We also have limited resources to implement this from a BigQuery or Infra side of things, so we had to do this only with what DBT has to offer.

Solution

We have added a property to every column entry, that we can read via Jinja. This greatly simplifies things, as we already document each column, both as a matter of good practice, and to centralize documentation in DBT–all of our descriptions are written to BQ, and Looker now has the capability to import the descriptions into LookML when creating view files. Part of the design of this is to operate on an allow-list basis–the column must have the property, and the property must = true. At some point, a column must be defined as being allowed/not allowed, and we decided that dbt is right place for us, given our constraints.

I had avoided using the tags hierarchy, as the .yml files were getting pretty big.

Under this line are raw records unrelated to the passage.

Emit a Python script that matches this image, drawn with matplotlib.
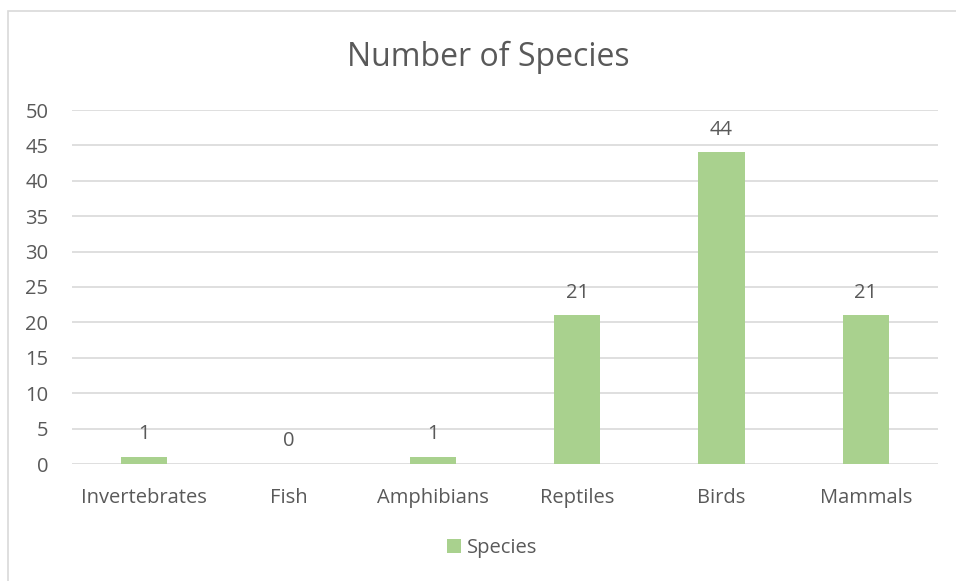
import matplotlib.pyplot as plt
from matplotlib.patches import Rectangle

categories = ['Invertebrates', 'Fish', 'Amphibians', 'Reptiles', 'Birds', 'Mammals']
species = [1, 0, 1, 21, 44, 21]

plt.rcParams['font.family'] = ['Open Sans', 'DejaVu Sans']
txt = '#595959'
fs = 14.5

fig = plt.figure(figsize=(9.56, 5.81), dpi=100)
ax = fig.add_axes([72/956, 1-464/581, (938-72)/956, (464-110)/581])

x = range(len(categories))
bars = ax.bar(x, species, width=0.32, color='#A9D18E', label='Species', zorder=3)
for xi, v in zip(x, species):
    ax.annotate(str(v), (xi, v), xytext=(0, 9), textcoords='offset points',
                ha='center', va='bottom', fontsize=fs, color=txt)

ax.set_xlim(-0.5, len(categories) - 0.5)
ax.set_ylim(0, 50)
ax.set_yticks(range(0, 51, 5))
ax.set_xticks(list(x))
ax.set_xticklabels(categories)
ax.tick_params(axis='both', length=0, labelsize=fs, labelcolor=txt)
ax.tick_params(axis='y', pad=17)
ax.tick_params(axis='x', pad=17)
ax.grid(axis='y', color='#D9D9D9', linewidth=1.2, zorder=0)
for s in ax.spines.values():
    s.set_visible(False)

fig.text(488/956, 1-57/581, 'Number of Species', ha='center', va='center',
         fontsize=23, color=txt)
fig.legend(handles=[bars], labels=['Species'], loc='center', bbox_to_anchor=(492/956, 1-548/581),
           frameon=False, fontsize=fs, labelcolor=txt, handlelength=0.7, handleheight=0.7,
           handletextpad=0.3)

fig.patches.append(Rectangle((8/956, -0.05), 1.1, 1.05 - 11/581, transform=fig.transFigure,
                             fill=False, edgecolor='#D9D9D9', linewidth=1.2))

fig.savefig('out.png', dpi=100)
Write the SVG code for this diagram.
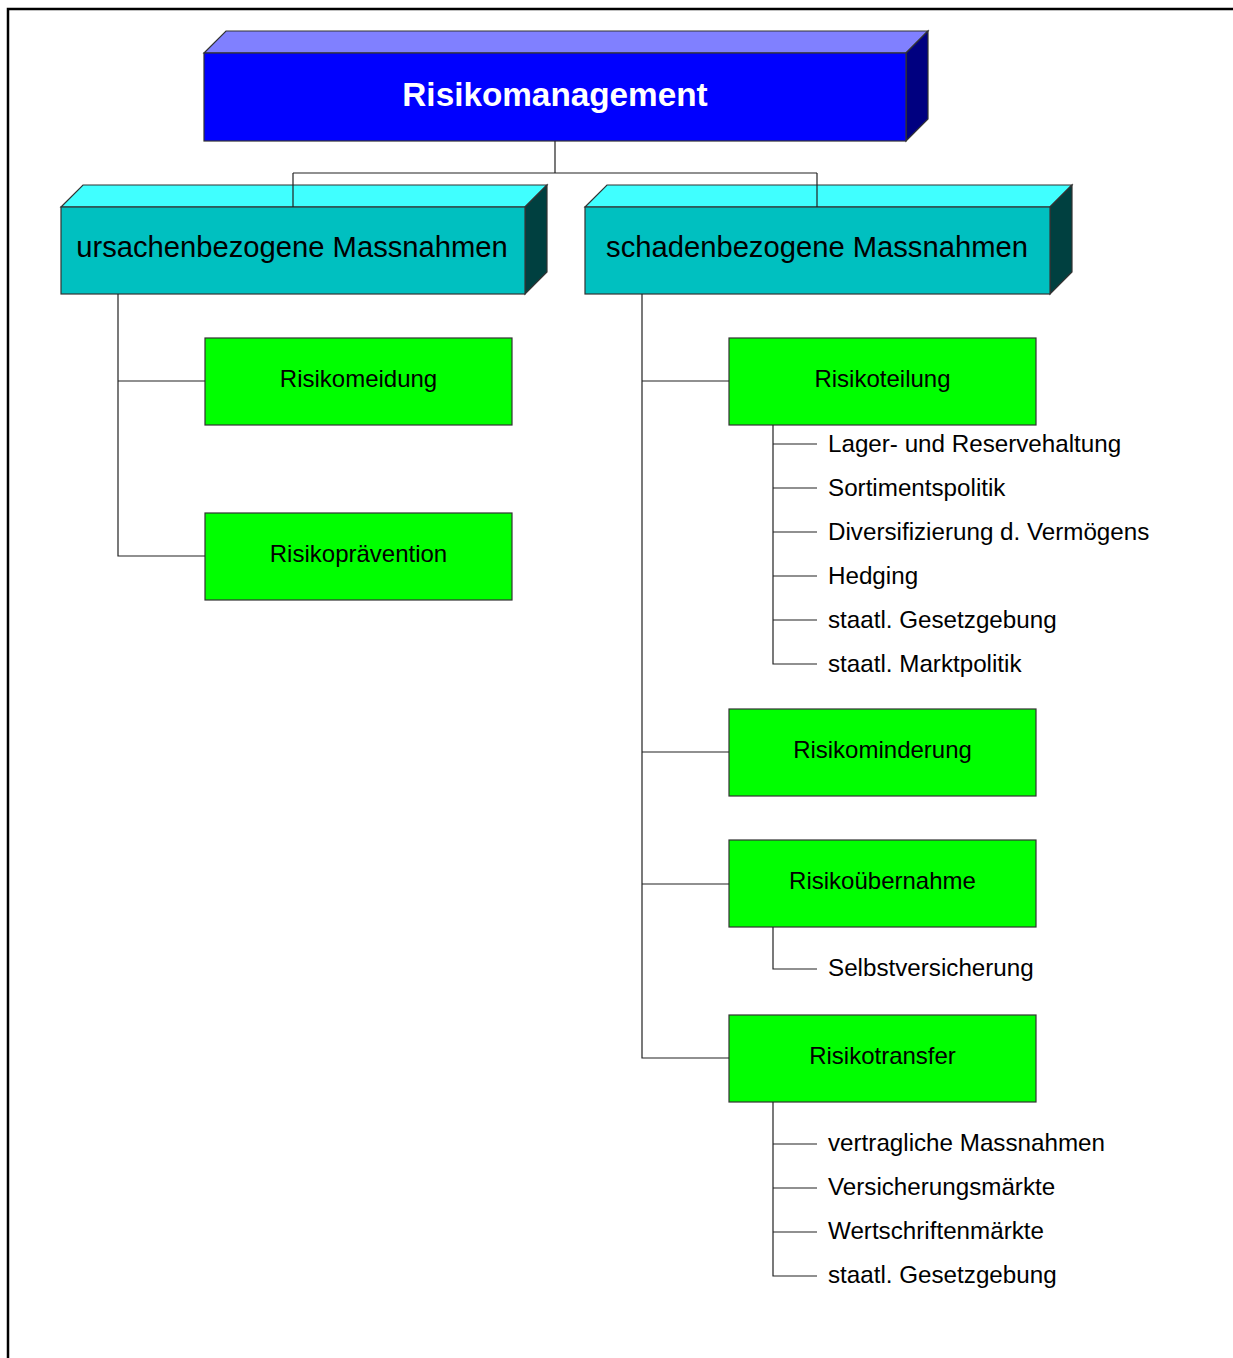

An example of the model.yml:

version: 2

models:
  - name: upstream_query
    description: "blablabla"
    columns:
    - name: field_1
      description: "blablabla"
      is_allowed: true
    - name: field_2
      description: "blablabla"
      is_allowed: false
    - name: field_3
      description: "blablabla"
      is_allowed: true

The macro:

{% macro get_allowed_columns_macro(tablename) -%}
	{% if execute %}
		{%- set column_list = [] -%}
		{%- for node in graph.nodes.values() -%}
			{%- if node.name == tablename -%}
				{%- for column, properties in node.columns.items() -%}
					{%- do column_list.append(column) if properties.get('is_allowed') == true -%}
				{%- endfor -%}
			{%- endif -%}
		{%- endfor %}
		{{ return(column_list) }}
	{% endif %}
{%- endmacro %}

An example query:

/* Define the table you are referring to */
{% set tableref = 'upstream_query' -%}
/* Create a [list] of columns that are flagged as field_name == true */
{% set allowed_columns = get_allowed_columns_macro(tableref) -%}

SELECT
{%- for columns in allowed_columns -%}
{%- if not loop.first %}
, {{ columns }}
{%- else %}
{{ columns }}
{%- endif -%}
{%- endfor %}

FROM {{ ref(tableref) }}

Which will compile to:

SELECT
field_1
, field_3

FROM `database.dataset.upstream_query`
1 Like

Hey ! is it possible to do the other way around ?
I mean using the columns in the model.sql then allowing them in the model.yml ?